About once a year the journal publishes open-access fact sheets called BRIDGES that cover new ideas in aquatic science using non-technical language.

== Awards ==
SFS gives out awards annually to its members, including naming members as SFS Fellows who have made excellent contributions to freshwater science over many years. The SFS Fellows program began in 2017 with a large first "class" of fellows:

| Year | SFS Fellows Named |
|---|---|
| 2017 | Clifford N. Dahm, David Penrose, Richard W. Merritt, James Ward, Dave Allen, Ben Stout, Jack A. Stanford, Jim Harrington, Bobbi Peckarski, Ken Cummins, Jerry Jacobi, Bob Hughes, Vincent H. Resh, Colin Townsend, Michael T. Barbour, Sam Lake, Stephen Hamilton, Stuart G. Fisher, Jack Webster, Margaret A. Palmer, Jim Karr, Walter Dodds, Arthur C. Benke, Wayne Minshall, J. Bruce Wallace, Judith L. Meyer, Susan Jackson |
| 2018 | Emily Stanley, Gary A. Lamberti, Chuck Hawkins, Denis Newbold |
| 2019 | Nancy Grimm, Alan P. Covich, F. Richard Hauer, Mary E. Power, Jeremy Monroe, Matt Whiles, N. LeRoy Poff |
| 2020 | Emily Bernhardt, Lucinda B. Johnson, Jennifer Tank, Valeria Souza, R. Jan Stevenson |
| 2021 | Leonard Ferrington, Mary Freeman, Judith Li, John Morse, Alan Steinman, Caryn Vaughn |

SFS also awards several other awards on an annual basis: the Award of Excellence, the Distinguished Service Award, the Environmental Stewardship Award, and Hynes Award for New Investigators, named after Noel Hynes; the Graduate Student Conservation Research Award; and awards for the best presentations and posters delivered by students at each annual meeting.

== Programs ==
The Instars and Emerge mentoring programs support underrepresented groups in freshwater science. Students who are accepted into the Instars program as mentees are assigned a graduate student mentor who helps them network at the annual meeting, while the Emerge program provides year-round mentoring.

SFS partners with the Stroud Center to provide an aquatic invertebrate taxonomic certification program for its members.
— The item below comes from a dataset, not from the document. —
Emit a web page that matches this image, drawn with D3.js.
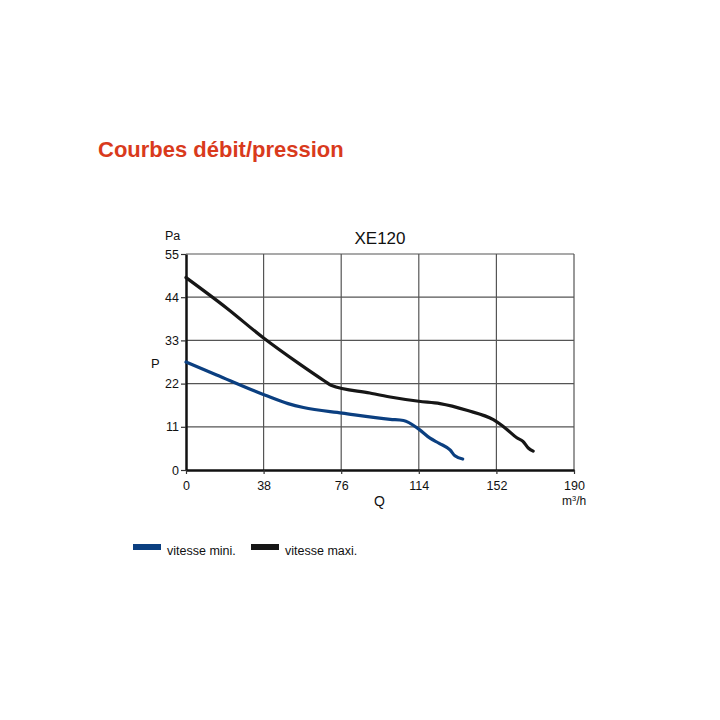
<!DOCTYPE html>
<html>
<head>
<meta charset="utf-8">
<script src="https://cdn.jsdelivr.net/npm/d3@7"></script>
<style>
  body { margin: 0; background: #fff; }
  text { font-family: "Liberation Sans", Arial, sans-serif; }
</style>
</head>
<body>
<div class="chart"></div>
<script>
// Ticks
let xTicks = [0, 38, 76, 114, 152, 190];
let yTicks = [0, 11, 22, 33, 44, 55];

// vitesse mini. (Q in m3/h, P in Pa)
let miniQ = [0, 15, 38.5, 50, 57.5, 76.5, 100, 106.5, 114, 119.5, 124, 129.3, 131.7, 135.5];
let miniP = [27.5, 24.2, 19.1, 16.9, 15.9, 14.5, 12.9, 12.6, 10.4, 8.1, 6.8, 5.1, 3.6, 2.8];

// vitesse maxi.
let maxiQ = [0, 20, 38, 55, 68, 71, 90, 100, 114, 124.4, 137.5, 150.5, 157, 162, 165, 167.6, 170];
let maxiP = [49, 41.2, 33.6, 27.2, 22.6, 21.6, 19.6, 18.6, 17.5, 16.9, 15.2, 12.8, 10.4, 8.2, 7.3, 5.6, 4.8];

let seriesNames = ["vitesse mini.", "vitesse maxi."];
let seriesColors = ["#0b3f80", "#161616"];

let svgWidth = 720;
let svgHeight = 720;
let margin = {top: 254, right: 146, bottom: 250, left: 186};
let width = svgWidth - margin.left - margin.right;
let height = svgHeight - margin.top - margin.bottom;

let svg = d3.select(".chart").append("svg")
  .attr("width", svgWidth)
  .attr("height", svgHeight);

// Page heading
svg.append("text")
  .attr("x", 98)
  .attr("y", 157)
  .style("font-size", "22px")
  .style("font-weight", "bold")
  .attr("fill", "#d93a1c")
  .text("Courbes débit/pression");

let chartGroup = svg.append("g")
  .attr("transform", `translate(${margin.left}, ${margin.top})`);

let xScale = d3.scaleLinear().domain([0, 190]).range([0, width]);
let yScale = d3.scaleLinear().domain([0, 55]).range([height, 0]);

// grid
chartGroup.append("g")
  .selectAll("line.v")
  .data(xTicks.slice(1))
  .enter()
  .append("line")
  .attr("x1", d => xScale(d))
  .attr("x2", d => xScale(d))
  .attr("y1", 0)
  .attr("y2", height)
  .attr("stroke", "#555")
  .attr("stroke-width", 1.2);

chartGroup.append("g")
  .selectAll("line.h")
  .data(yTicks.slice(1))
  .enter()
  .append("line")
  .attr("x1", 0)
  .attr("x2", width)
  .attr("y1", d => yScale(d))
  .attr("y2", d => yScale(d))
  .attr("stroke", "#555")
  .attr("stroke-width", 1.2);

// axes
let leftAxis = d3.axisLeft(yScale).tickValues(yTicks).tickSize(5).tickPadding(2).tickSizeOuter(0);
let bottomAxis = d3.axisBottom(xScale).tickValues(xTicks).tickSize(4).tickPadding(7).tickSizeOuter(0);

let yAxisG = chartGroup.append("g").call(leftAxis);
let xAxisG = chartGroup.append("g")
  .attr("transform", `translate(0, ${height})`)
  .call(bottomAxis);

[yAxisG, xAxisG].forEach(g => {
  g.select(".domain").attr("stroke", "#111").attr("stroke-width", 2.5);
  g.selectAll(".tick line").attr("stroke", "#333").attr("stroke-width", 1.2);
  g.selectAll(".tick text")
    .attr("fill", "#111")
    .style("font-size", "12.5px")
    .style("font-family", "\"Liberation Sans\", Arial, sans-serif");
});

// curves
let line = d3.line()
  .x(d => xScale(d[0]))
  .y(d => yScale(d[1]))
  .curve(d3.curveMonotoneX);

let series = [
  d3.zip(miniQ, miniP),
  d3.zip(maxiQ, maxiP)
];

series.forEach((pts, i) => {
  chartGroup.append("path")
    .datum(pts)
    .attr("d", line)
    .attr("fill", "none")
    .attr("stroke", seriesColors[i])
    .attr("stroke-width", 3.2)
    .attr("stroke-linejoin", "round")
    .attr("stroke-linecap", "round");
});

// chart title and axis labels
chartGroup.append("text")
  .attr("x", width / 2)
  .attr("y", -10)
  .attr("text-anchor", "middle")
  .style("font-size", "17px")
  .attr("fill", "#111")
  .text("XE120");

chartGroup.append("text")
  .attr("x", -21)
  .attr("y", -14)
  .style("font-size", "12.5px")
  .attr("fill", "#111")
  .text("Pa");

chartGroup.append("text")
  .attr("x", -35)
  .attr("y", 114)
  .style("font-size", "13px")
  .attr("fill", "#111")
  .text("P");

chartGroup.append("text")
  .attr("x", 188)
  .attr("y", height + 36)
  .style("font-size", "14px")
  .attr("fill", "#111")
  .text("Q");

let unit = chartGroup.append("text")
  .attr("x", width - 12)
  .attr("y", height + 35)
  .style("font-size", "12px")
  .attr("fill", "#111");
unit.append("tspan").text("m");
unit.append("tspan").attr("dy", -4).style("font-size", "7.5px").text("3");
unit.append("tspan").attr("dy", 4).text("/h");

// legend
let legend = svg.append("g");
let legendX = [133, 251];
seriesNames.forEach((name, i) => {
  legend.append("rect")
    .attr("x", legendX[i])
    .attr("y", 544)
    .attr("width", 28)
    .attr("height", 6)
    .attr("fill", seriesColors[i]);
  legend.append("text")
    .attr("x", legendX[i] + 34)
    .attr("y", 555)
    .style("font-size", "12.5px")
    .attr("fill", "#111")
    .text(name);
});
</script>
</body>
</html>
The society's endowment is also used to fund small awards for research and travel, particularly by students.

== Outreach ==
SFS has several programs focused on outreach to broader audiences. 'Making Waves' is a podcast hosted by society members that comes out semi-monthly and discusses freshwater science for a general audience. Society members also maintain media libraries through Flickr for general use. SFS holds a leaf pack workshop at the annual meetings for local environmental groups and educators. Finally, a group of SFS members recently developed the Ecological Evidence Exchange to create a publicly available database of scientific information to inform environmental management.